Если автомобиль создает топографию счастья «одноэтажной Америки» в связях, направленных вовне, то деньги, которые даются детям среднего класса США, формируют эту топографию изнутри. Мария Золотухина описывает, как счастливые дети сбегаются к микроавтобусам мороженщиков, которые летом кружат по американским пригородам. (Продолжая ее анализ, отмечу, что мороженщики высвечивают и «территоризируют» пригороды, как осы территоризируют сад, являясь его топографической проекцией, согласно Делезу и Гваттари[34].) На тротуаре рядом с домом дети продают домашний лимонад и раскрашенные булыжники из своих садов. Они ходят (а часто развозятся мамами на машинах) по соседям, которым продают домашнее печенье для сбора средств на благотворительность. Не говоря уже о широко известном способе зарабатывания денег детьми в качестве разносчиков газет. Владимир Познер вспоминал на радио «Эхо Москвы», как владелец газетного киоска сказал ему, что платить ему не станет, но предложил по выходным и праздникам стучаться в дома соседей и представляться «я — ваш мальчик-разносчик» в надежде получить чаевые[35]. Эти практики участвуют в формировании особого социального пространства. Сложно себе представить российских детей, продающих что-либо соседям по подъезду. Топография американской мечты — это отдельно стоящий дом, машина, достаток и особая автономность соседей. И, как показывает Золотухина, соседи часто покупают лимонад и печенье — потому что отдают дань стремлению детей заработать собственным трудом.

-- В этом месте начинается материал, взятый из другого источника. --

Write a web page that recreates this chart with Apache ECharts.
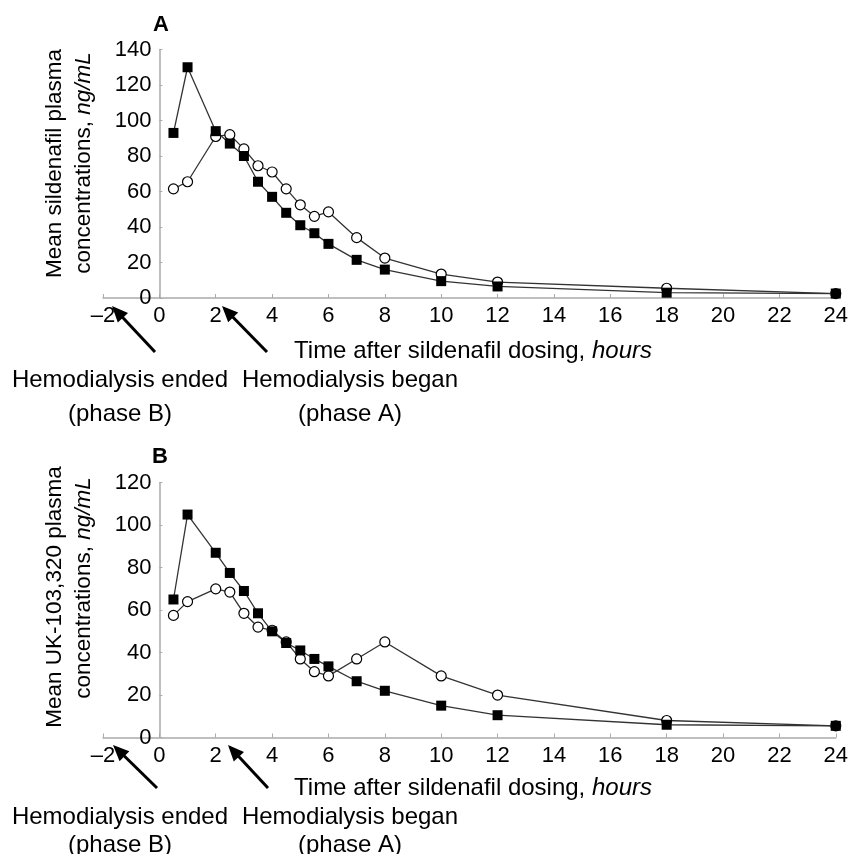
<!DOCTYPE html>
<html>
<head>
<meta charset="utf-8">
<script src="https://cdn.jsdelivr.net/npm/echarts@6/dist/echarts.min.js"></script>
<style>
html,body{margin:0;padding:0;background:#fff;}
#c{width:851px;height:854px;}
</style>
</head>
<body>
<div id="c"></div>
<script>
// ---- data ----
var hours = [0.5, 1, 2, 2.5, 3, 3.5, 4, 4.5, 5, 5.5, 6, 7, 8, 10, 12, 18, 24];
var sildenafilSquares = [93, 130, 94, 87, 80, 65.5, 57, 48, 41, 36.5, 30.5, 21.5, 16, 9.5, 6.5, 3, 2.5];
var sildenafilCircles = [61.5, 65.5, 91, 92, 84, 74.5, 71, 61.5, 52.5, 46, 48.5, 34, 22.5, 13.5, 9, 5.5, 2.5];
var ukSquares = [65, 105, 87, 77.5, 69, 58.5, 50, 44.5, 41, 37, 33.5, 26.5, 22, 15, 10.5, 6, 5.5];
var ukCircles = [57.5, 64, 70, 68.5, 58.5, 52, 50.5, 45, 37, 31, 29, 37, 45, 29, 20, 8, 5.5];
var xTicks = { min: -2, max: 24, interval: 2 };
var yTicksA = { min: 0, max: 140, interval: 20 };
var yTicksB = { min: 0, max: 120, interval: 20 };
var panelLabels = ['A', 'B'];
var yNamesA = ['Mean sildenafil plasma', 'concentrations, '];
var yNamesB = ['Mean UK-103,320 plasma', 'concentrations, '];
var unitText = 'ng/mL';
var xName = 'Time after sildenafil dosing, ';
var xUnit = 'hours';
var noteEnded = ['Hemodialysis ended', '(phase B)'];
var noteBegan = ['Hemodialysis began', '(phase A)'];

function pairs(xs, ys) { return xs.map(function (x, i) { return [x, ys[i]]; }); }

var FONT = 'Liberation Sans, Arial, Helvetica, sans-serif';
var GRID_LEFT = 103, GRID_W = 733;
var chart = echarts.init(document.getElementById('c'), null, { renderer: 'canvas' });

// y axis sits at x = 0 of the x scale
var yOffset = -((0 - xTicks.min) / (xTicks.max - xTicks.min)) * GRID_W;

function xAxisCfg(gi) {
  return {
    type: 'value', gridIndex: gi, min: xTicks.min, max: xTicks.max, interval: xTicks.interval,
    axisLine: { onZero: false, lineStyle: { color: '#aaaaaa', width: 1.5 } },
    axisTick: { show: true, inside: true, length: 4, lineStyle: { color: '#aaaaaa', width: 1 } },
    splitLine: { show: false },
    axisLabel: {
      color: '#000', fontSize: 22, fontFamily: FONT, margin: 7,
      formatter: function (v) { return v < 0 ? '\u2013' + Math.abs(v) : String(v); }
    }
  };
}
function yAxisCfg(gi, t) {
  return {
    type: 'value', gridIndex: gi, min: t.min, max: t.max, interval: t.interval,
    offset: yOffset,
    axisLine: { show: true, onZero: false, lineStyle: { color: '#aaaaaa', width: 1.5 } },
    axisTick: { show: true, inside: true, length: 3, lineStyle: { color: '#aaaaaa', width: 1 } },
    splitLine: { show: false },
    axisLabel: { color: '#000', fontSize: 22, fontFamily: FONT, margin: 8 }
  };
}
function lineSeries(xi, data, filled, z) {
  return {
    type: 'line', xAxisIndex: xi, yAxisIndex: xi, data: data,
    symbol: filled ? 'rect' : 'circle', symbolSize: 10, showAllSymbol: true,
    z: z, animation: false,
    lineStyle: { color: '#333', width: 1.3 },
    itemStyle: filled ? { color: '#000', borderColor: '#000', borderWidth: 0 }
                      : { color: '#fff', borderColor: '#000', borderWidth: 1.2 }
  };
}

function arrow(tx, ty, hx, hy) {
  var dx = hx - tx, dy = hy - ty, L = Math.sqrt(dx * dx + dy * dy);
  var ux = dx / L, uy = dy / L, hl = 16, hw = 7;
  var bx = hx - ux * hl, by = hy - uy * hl;
  return [
    { type: 'line', shape: { x1: tx, y1: ty, x2: bx + ux * 2, y2: by + uy * 2 }, style: { stroke: '#000', lineWidth: 3 } },
    { type: 'polygon', shape: { points: [[hx, hy], [bx - uy * hw, by + ux * hw], [bx + uy * hw, by - ux * hw]] }, style: { fill: '#000' } }
  ];
}
function txt(x, y, s, opt) {
  var o = {
    type: 'text', x: x, y: y,
    style: { text: s, fontSize: 24, fontFamily: FONT, fill: '#000', align: 'center', verticalAlign: 'middle' }
  };
  if (opt) { for (var k in opt) o.style[k] = opt[k]; }
  return o;
}
function richLine(x, y, a, b, rot, size) {
  size = size || 24;
  return {
    type: 'text', x: x, y: y, rotation: rot || 0,
    style: {
      text: '{n|' + a + '}' + (b ? '{i|' + b + '}' : ''),
      align: 'center', verticalAlign: 'middle',
      rich: {
        n: { fontSize: size, fontFamily: FONT, fill: '#000' },
        i: { fontSize: size, fontFamily: FONT, fill: '#000', fontStyle: 'italic' }
      }
    }
  };
}

var graphics = [];
graphics.push(txt(161, 25, panelLabels[0], { fontWeight: 'bold', fontSize: 22 }));
graphics.push(txt(160, 457, panelLabels[1], { fontWeight: 'bold', fontSize: 22 }));
graphics.push(richLine(55, 163.5, yNamesA[0], '', Math.PI / 2, 22.5));
graphics.push(richLine(84, 163, yNamesA[1], unitText, Math.PI / 2, 22.5));
graphics.push(richLine(55, 597, yNamesB[0], '', Math.PI / 2, 22.5));
graphics.push(richLine(84, 588, yNamesB[1], unitText, Math.PI / 2, 22.5));
graphics.push(richLine(473, 351, xName, xUnit));
graphics.push(richLine(473, 788, xName, xUnit));
graphics.push(txt(120, 380, noteEnded[0]));
graphics.push(txt(120, 414, noteEnded[1]));
graphics.push(txt(350, 380, noteBegan[0]));
graphics.push(txt(350, 414, noteBegan[1]));
graphics.push(txt(120, 817, noteEnded[0]));
graphics.push(txt(120, 845, noteEnded[1]));
graphics.push(txt(350, 817, noteBegan[0]));
graphics.push(txt(350, 845, noteBegan[1]));
graphics = graphics.concat(arrow(155, 352, 112, 306));
graphics = graphics.concat(arrow(267, 352, 222, 306));
graphics = graphics.concat(arrow(157, 788, 113, 745));
graphics = graphics.concat(arrow(268, 788, 228, 745));

chart.setOption({
  backgroundColor: '#fff',
  animation: false,
  grid: [
    { left: GRID_LEFT, width: GRID_W, top: 49.5, height: 248.5 },
    { left: GRID_LEFT, width: GRID_W, top: 482.7, height: 254.8 }
  ],
  xAxis: [xAxisCfg(0), xAxisCfg(1)],
  yAxis: [yAxisCfg(0, yTicksA), yAxisCfg(1, yTicksB)],
  series: [
    lineSeries(0, pairs(hours, sildenafilCircles), false, 2),
    lineSeries(0, pairs(hours, sildenafilSquares), true, 3),
    lineSeries(1, pairs(hours, ukCircles), false, 2),
    lineSeries(1, pairs(hours, ukSquares), true, 3)
  ],
  graphic: graphics
});
</script>
</body>
</html>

Деньги — противоречивый маркер счастья. Исторически протестантизм поощряет скромность, откладывание потребления и потребительства во времени, а также, согласно Максу Веберу, инвестиции, а не расточительные траты. Один из главных принципов обращения с деньгами применительно к детям из семей среднего класса, пишет Золотухина, — балансирование между комфортностью и весьма ранней ответственностью, чтобы в будущем этой комфортностью обладать. Именно воспитание в детях рассудительного отношения к деньгам видится основой их будущего преуспевания и счастья. И здесь важны не только траты и заработки, но и моделирование будущей жизни. Один из респондентов Золотухиной отметил: о том, «как устроен мир», он узнавал по игре «Монополия». Идея этой игры сводится к принципу перемещения и накопления — соединяя понятия жизненного пути, пространства и достатка как постоянного выигрыша[36].

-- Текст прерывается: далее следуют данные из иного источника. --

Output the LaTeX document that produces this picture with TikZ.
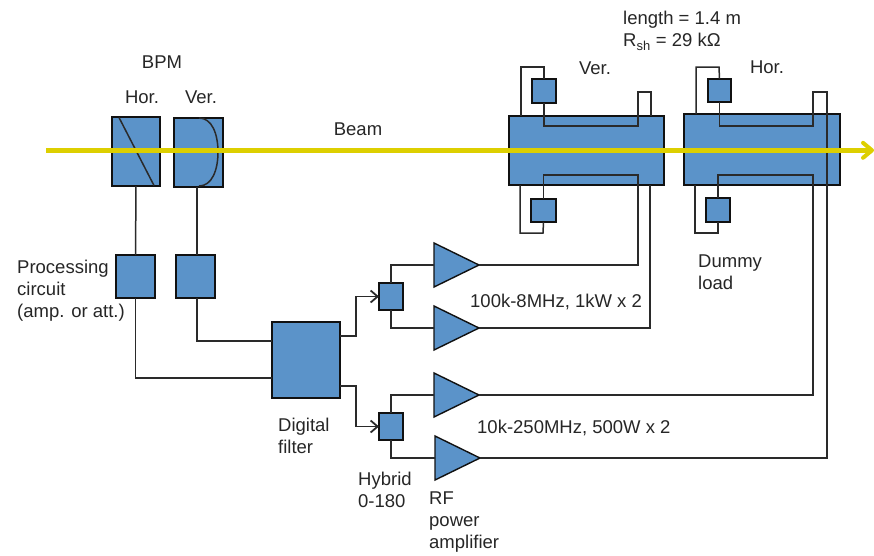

Так же как и сама игра «Монополия», образы «нормальности», которые ассоциируются с американским пригородом, и американские понятия достатка и успеха легко путешествуют по миру, становясь предметами потребления и имитации. В главе Дарьи Терёшиной идет речь об «американской мечте» российских сотрудников международной компании сетевого маркетинга «Амвэй». «Американской» делают эту мечту не столько Америка как страна возможностей и как место успеха, сколько американизированные формулы успешности. «Амвэй» (сокращенное название от American Way — Американский Путь) — это не «путь в Америку», а «идти по-американски», «идти как американец».

В этом марше «по-американски» — топография счастья: не только в самом марше как воплощении игры «Монополия», но и в пространственной структуре торжественных залов, где происходят «праздники успеха». Различие между галеркой, партером и сценой отражает здесь разные степени успешности сотрудников компании, которая определяется через финансовую успешность их деятельности. Наиболее успешные в первых рядах. Но потенциально в первых рядах все; вернее, каждому свой срок. Пространство зала заседаний, с его ярко выраженной иерархией, — 1- это не застывшая схема неравенства, где каждый сверчок знает свой шесток, а описание времени — прогресса к успеху, потенциально открытого каждому. Праздник успеха — это всемирная карта счастья Уайта в миниатюре, пространственная репрезентация времени, во временной бесконечности которой все равны. Поэтому пространство зала праздников успеха переполнено «любовью к ближнему», а не завистью или ненавистью к успеху другого. Идеология этих праздников успеха отличается от идеологии социального пространства финансовой пирамиды, где успех — это быть впереди за счет тех, кто находится сзади, и от пространства советской очереди, где каждый ненавидит впереди стоящего и равнодушен к тем, кто стоит позади.